The organization was looking to expand. It had explored alliances with British Trotskyists, with Greek socialists living in exile after the generals seized control of Athens, with a group of left-wing medical students who were making a noise in Düsseldorf. A delegation traveled from New York to Frankfurt to talk terms with Michael and his comrades. It was agreed that the Next Step would dissolve and its members would join the Labor Committees. Some would stay in Germany, others would return to Sweden to recruit more members there, and still others would be assigned to local groups in American cities. Cliff Gaddy and Bill Jones went north to Stockholm. Warren Hamerman returned home to Baltimore, though he retained a flat in Frankfurt. William Engdahl went to Chicago. Michele and Jim moved to Charlotte, North Carolina, and Michael to New York. The sympathetic major who had helped the Next Step evade detection paid for Michael’s car to be shipped to the States.
In a modest apartment in Greenwich Village, Michael Vale met Lyn Marcus for the first time. A lanky figure in his early fifties, with thinning hair and a bow tie as prim and proper as his New England accent. A pipe smoker, whose tobacco habit also gave him a useful rhetorical prop. He smiled beneath a
pair of dark glasses and welcomed Michael into the Labor Committees. Michael accepted. It was the biggest mistake of his life.
“Often I don’t catch the signals of danger, or if I do I don’t heed them,” said Michael. “But I saw that one coming. It’s a pretty eerie feeling to be in the presence of a psychopath.”
“How do you detect a psychopath?” I asked.
“Ever heard of Pavel Câmpeanu?” asked Michael. I hadn’t. “He was a Romanian sociologist. In the war, he was sharing a prison cell with someone else who had been fighting the Fascists. To pass the time, the two men played chess. Whenever Câmpeanu’s cellmate lost a game, a strange expression would pass across his face. An alarming smile.

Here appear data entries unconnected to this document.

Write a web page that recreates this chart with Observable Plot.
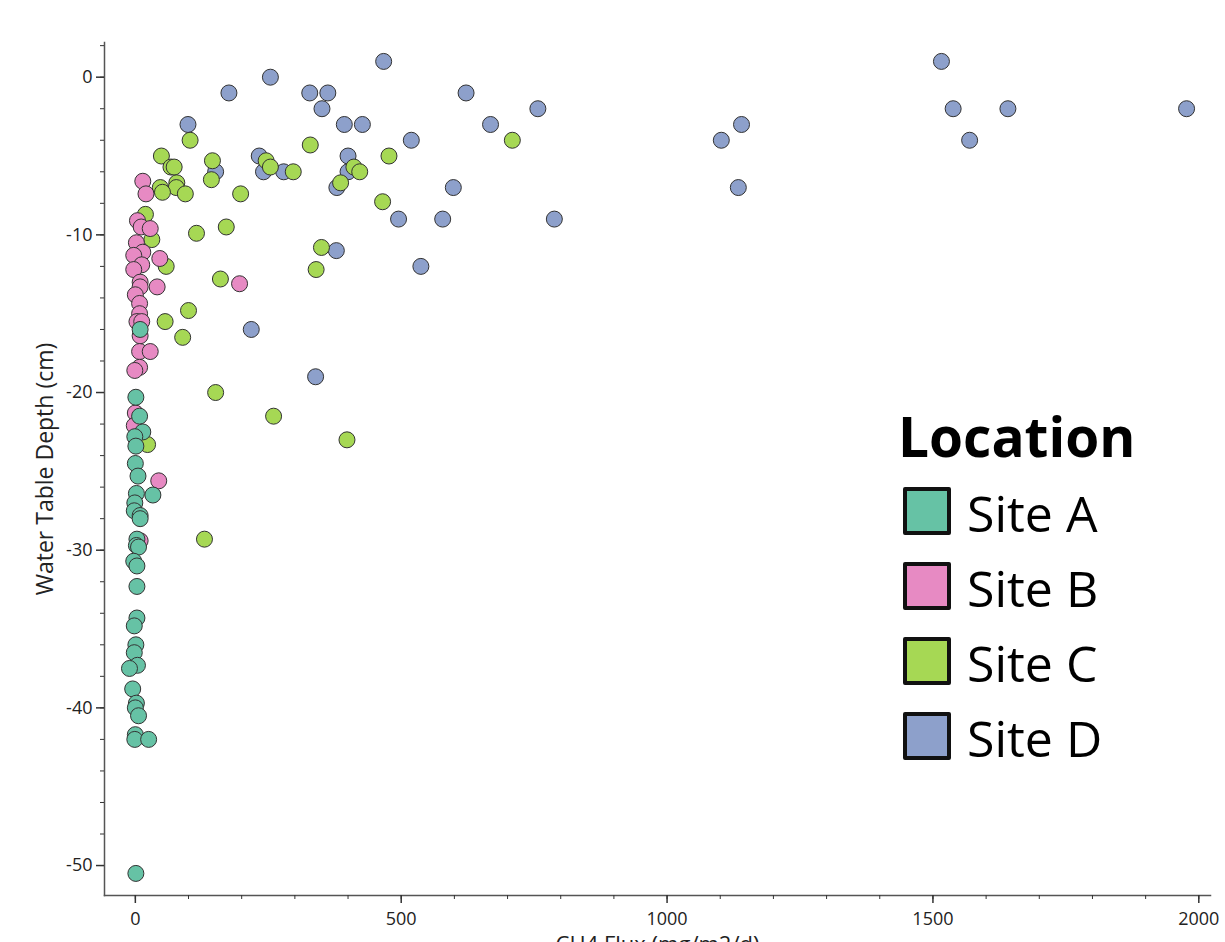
<!DOCTYPE html>
<html><head><meta charset="utf-8">
<script src="https://cdn.jsdelivr.net/npm/d3@7"></script>
<script src="https://cdn.jsdelivr.net/npm/@observablehq/plot@0.6"></script>
<style>
body{margin:0;background:#fff;}
#wrap{position:relative;width:1225px;height:942px;overflow:hidden;font-family:"Open Sans",sans-serif;}
.lg-title{position:absolute;font-weight:700;font-size:55px;line-height:55px;color:#000;white-space:nowrap;}
.lg-sw{position:absolute;width:48px;height:48px;box-sizing:border-box;border:4px solid #111;border-radius:2px;}
.lg-tx{position:absolute;font-size:50px;line-height:50px;color:#000;white-space:nowrap;}
</style></head><body><div id="wrap"></div>
<script>
const sites = ["Site A", "Site B", "Site C", "Site D"];
const siteColors = ["#66c2a5", "#e78ac3", "#a6d854", "#8da0cb"];

const siteA_x = [9, 1, 8, 14, -1, 1, 0, 5, 33, 2, -1, -2, 9, 9, 3, 2, 6, -3, 3, 3, 3, -2, 1, -2, 4, -11, -5, 2, 0, 6, 0, -1, 25, 1];
const siteA_y = [-16, -20.3, -21.5, -22.5, -22.8, -23.4, -24.5, -25.3, -26.5, -26.4, -27, -27.5, -27.8, -28, -29.3, -29.7, -29.8, -30.7, -31, -32.3, -34.3, -34.8, -36, -36.5, -37.3, -37.5, -38.8, -39.7, -40, -40.5, -41.7, -42, -42, -50.5];

const siteB_x = [14, 20, 4, 11, 28, 2, 14, -3, 46, 12, -3, 9, 9, 41, 196, 0, 8, 8, 3, 12, 9, 8, 28, 8, -1, 0, -2, 44, 9];
const siteB_y = [-6.6, -7.4, -9.1, -9.5, -9.6, -10.5, -11.1, -11.3, -11.5, -11.9, -12.2, -13.0, -13.3, -13.3, -13.1, -13.8, -14.35, -15.0, -15.5, -15.5, -16.4, -17.4, -17.4, -18.4, -18.6, -21.3, -22.1, -25.6, -29.4];

const siteC_x = [103, 329, 709, 49, 477, 145, 246, 67, 73, 254, 411, 297, 422, 143, 78, 386, 47, 77, 51, 94, 198, 465, 19, 171, 115, 31, 350, 58, 340, 160, 100, 56, 89, 151, 260, 398, 23, 130];
const siteC_y = [-4, -4.3, -4, -5, -5, -5.3, -5.3, -5.7, -5.7, -5.7, -5.7, -6, -6, -6.5, -6.7, -6.7, -7, -7, -7.3, -7.4, -7.4, -7.9, -8.7, -9.5, -9.9, -10.3, -10.8, -12, -12.2, -12.8, -14.8, -15.5, -16.5, -20, -21.5, -23, -23.3, -29.3];

const siteD_x = [467, 1516, 254, 176, 328, 362, 622, 351, 757, 1538, 1641, 1977, 99, 393, 427, 668, 1140, 519, 1102, 1569, 233, 400, 151, 241, 279, 400, 379, 598, 1134, 495, 578, 788, 378, 537, 218, 339];
const siteD_y = [1, 1, 0, -1, -1, -1, -1, -2, -2, -2, -2, -2, -3, -3, -3, -3, -3, -4, -4, -4, -5, -5, -6, -6, -6, -6, -7, -7, -7, -9, -9, -9, -11, -12, -16, -19];

const xTickValues = [0, 500, 1000, 1500, 2000];
const yTickValues = [0, -10, -20, -30, -40, -50];
const xLabel = "CH4 Flux (mg/m2/d)";
const yLabel = "Water Table Depth (cm)";
const legendTitle = "Location";

// draw order: D at the back, A in front
const seriesX = [siteA_x, siteB_x, siteC_x, siteD_x];
const seriesY = [siteA_y, siteB_y, siteC_y, siteD_y];
const rows = [];
for (const i of [3, 2, 1, 0]) {
  seriesX[i].forEach((x, j) => rows.push({site: sites[i], x, y: seriesY[i][j]}));
}

const ink = "#333";
const plot = Plot.plot({
  width: 1225,
  height: 942,
  marginLeft: 104,
  marginRight: 15,
  marginTop: 42,
  marginBottom: 47,
  style: {fontFamily: "'Open Sans', sans-serif", fontSize: "18px", color: ink, background: "white"},
  x: {domain: [-58, 2022]},
  y: {domain: [-51.9, 2.2]},
  color: {domain: sites, range: siteColors},
  marks: [
    Plot.frame({anchor: "left", stroke: "#555", strokeWidth: 1.5}),
    Plot.frame({anchor: "bottom", stroke: "#555", strokeWidth: 1.5}),
    Plot.axisX(d3.range(0, 2001, 100), {tickSize: 4, tickFormat: () => "", label: null, stroke: ink}),
    Plot.axisX(xTickValues, {tickSize: 8, tickPadding: 9, tickFormat: d => String(d), label: null, stroke: ink, strokeWidth: 1.5, fill: "#222", fontSize: 18}),
    Plot.axisY(d3.range(-50, 3, 2), {tickSize: 4, tickFormat: () => "", label: null, stroke: ink}),
    Plot.axisY(yTickValues, {tickSize: 8, tickPadding: 4, tickFormat: d => String(d), label: null, stroke: ink, strokeWidth: 1.5, fill: "#222", fontSize: 18}),
    Plot.dot(rows, {x: "x", y: "y", fill: "site", r: 8, stroke: "#333", strokeWidth: 1}),
    Plot.text([yLabel], {frameAnchor: "left", textAnchor: "middle", dx: -59, rotate: -90, fontSize: 23, fill: "#222"}),
    Plot.text([xLabel], {frameAnchor: "bottom", textAnchor: "middle", dy: 41, lineAnchor: "top", fontSize: 22, fill: "#222"})
  ]
});

const wrap = document.getElementById("wrap");
wrap.appendChild(plot);

const color = plot.scale("color");
const title = document.createElement("div");
title.className = "lg-title";
title.textContent = legendTitle;
title.style.left = "898px";
title.style.top = "408px";
wrap.appendChild(title);
sites.forEach((s, i) => {
  const sw = document.createElement("div");
  sw.className = "lg-sw";
  sw.style.left = "903px";
  sw.style.top = (487 + i * 75) + "px";
  sw.style.background = color.apply(s);
  wrap.appendChild(sw);
  const tx = document.createElement("div");
  tx.className = "lg-tx";
  tx.textContent = s;
  tx.style.left = "967px";
  tx.style.top = (488 + i * 75) + "px";
  wrap.appendChild(tx);
});
</script>
</body></html>
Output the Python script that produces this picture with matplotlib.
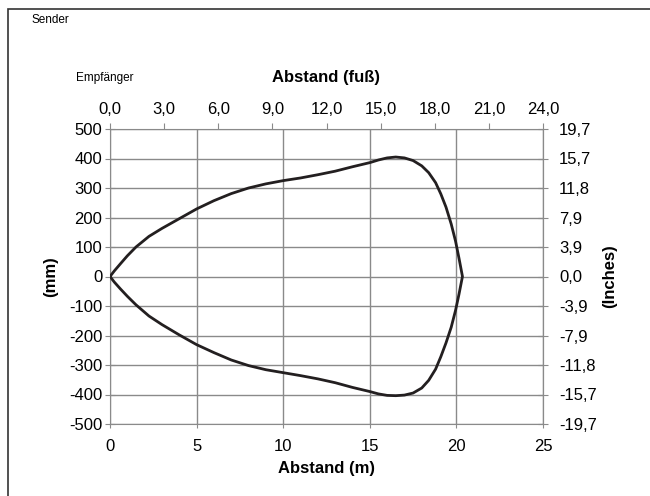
import matplotlib
matplotlib.use("Agg")
import matplotlib.pyplot as plt
from matplotlib.patches import Rectangle

plt.rcParams['font.family'] = ['Liberation Sans', 'DejaVu Sans']
plt.rcParams['axes.unicode_minus'] = False

# beam contour (distance in m, lateral offset in mm)
dist_m = [0, 0.25, 0.6, 1.0, 1.5, 2.25, 3, 4, 5, 6, 7, 8, 9, 10, 11, 12, 13, 14,
          15, 15.5, 16, 16.5, 17, 17.5, 18, 18.4, 18.8, 19.1, 19.4, 19.7, 19.95,
          20.15, 20.35]
upper_mm = [0, 19, 43, 70, 100, 136, 163, 196, 229, 257, 281, 300, 314, 325, 334,
            345, 357, 372, 386, 395, 402, 405, 402, 393, 375, 352, 318, 280, 235,
            178, 120, 62, 0]
lower_mm = [0, -19, -42, -67, -96, -134, -163, -198, -231, -258, -283, -302, -316,
            -326, -336, -347, -360, -376, -390, -398, -403, -404, -402, -395, -378,
            -352, -314, -272, -225, -172, -115, -60, 0]

x_ticks = [0, 5, 10, 15, 20, 25]
mm_ticks = [500, 400, 300, 200, 100, 0, -100, -200, -300, -400, -500]
ft_ticks = [0, 3, 6, 9, 12, 15, 18, 21, 24]
ft_labels = ['0,0', '3,0', '6,0', '9,0', '12,0', '15,0', '18,0', '21,0', '24,0']
inch_labels = ['19,7', '15,7', '11,8', '7,9', '3,9', '0,0', '-3,9', '-7,9',
               '-11,8', '-15,7', '-19,7']

grid_c = '#8a8a8a'
fig = plt.figure(figsize=(6.5, 4.96), dpi=100)
ax = fig.add_axes([110/650, 1 - 424/496, 433/650, 295/496])

x_line = dist_m + dist_m[::-1]
y_line = upper_mm + lower_mm[::-1]
ax.plot(x_line, y_line, color='#231f20', lw=2.0, zorder=3, solid_joinstyle='round')

ax.set_xlim(0, 25)
ax.set_ylim(-500, 500)
ax.set_xticks(x_ticks)
ax.set_yticks(mm_ticks)
ax.grid(True, color=grid_c, lw=1.0)
for s in ax.spines.values():
    s.set_color(grid_c)
ax.tick_params(axis='y', direction='inout', length=7, color=grid_c, labelsize=12, pad=2)
ax.tick_params(axis='x', direction='out', length=3, color=grid_c, labelsize=12, pad=8)
ax.set_xlabel('Abstand (m)', fontsize=12, fontweight='bold', labelpad=5)
ax.set_ylabel('(mm)', fontsize=12, fontweight='bold', labelpad=8)

top = ax.twiny()
top.set_xlim(0, 24)
top.set_xticks(ft_ticks)
top.set_xticklabels(ft_labels)
top.tick_params(axis='x', direction='out', length=4, color=grid_c, labelsize=12, pad=5)
top.set_xlabel('Abstand (fuß)', fontsize=12, fontweight='bold', labelpad=14)
for s in top.spines.values():
    s.set_visible(False)

right = ax.secondary_yaxis('right')
right.set_yticks(mm_ticks)
right.set_yticklabels(inch_labels)
right.tick_params(axis='y', direction='inout', length=7, color=grid_c, labelsize=12, pad=8)
right.spines['right'].set_color(grid_c)
right.set_ylabel('(Inches)', fontsize=12, fontweight='bold', labelpad=4)

fig.text(31/650, 1 - 20/496, 'Sender', fontsize=8.5, va='center', ha='left')
fig.text(76/650, 1 - 78/496, 'Empfänger', fontsize=8.5, va='center', ha='left')

fig.patches.append(Rectangle((8/650, -0.1), 1.2, 1.1 - 9/496, transform=fig.transFigure,
                             fill=False, edgecolor='#333333', lw=1.2))

fig.savefig('out.png', dpi=100)
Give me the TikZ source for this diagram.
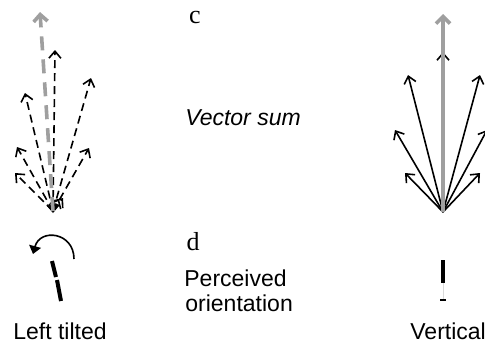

The name of this bad loser was Nicolae Ceaușescu.” Michael enjoyed my expression of surprise. “When they break down, people like this, they smile. They disintegrate. They go back to their true violent nature. Because they’ve been exposed. And Marcus would give that smile. It’s horrible.” He demonstrated with a flash of his teeth.
I knew the next part of the story, and the shadow that it had cast upon Michael’s life. I knew that the man he called Lyn Marcus, and had once regarded as a potential political ally, was the villain of his biography. I also realized, as we spoke, that Michael Vale believed his old enemy was dead. We were sitting in a café at St. Pancras station in London. I flipped open my laptop and used the sluggish public Wi-Fi to load a website I thought Michael needed to see. The site had a red, white, and blue livery and the logo of an eagle rampant. After a few moments of waiting, the clip came up: a balding, bespectacled nonagenarian standing at a lectern flanked by blue curtains and patriotic flags. There were three large scabs on his forehead, as though he had recently recovered from walking into a door. In patrician, New England tones, he was giving a speech on one of his favorite subjects.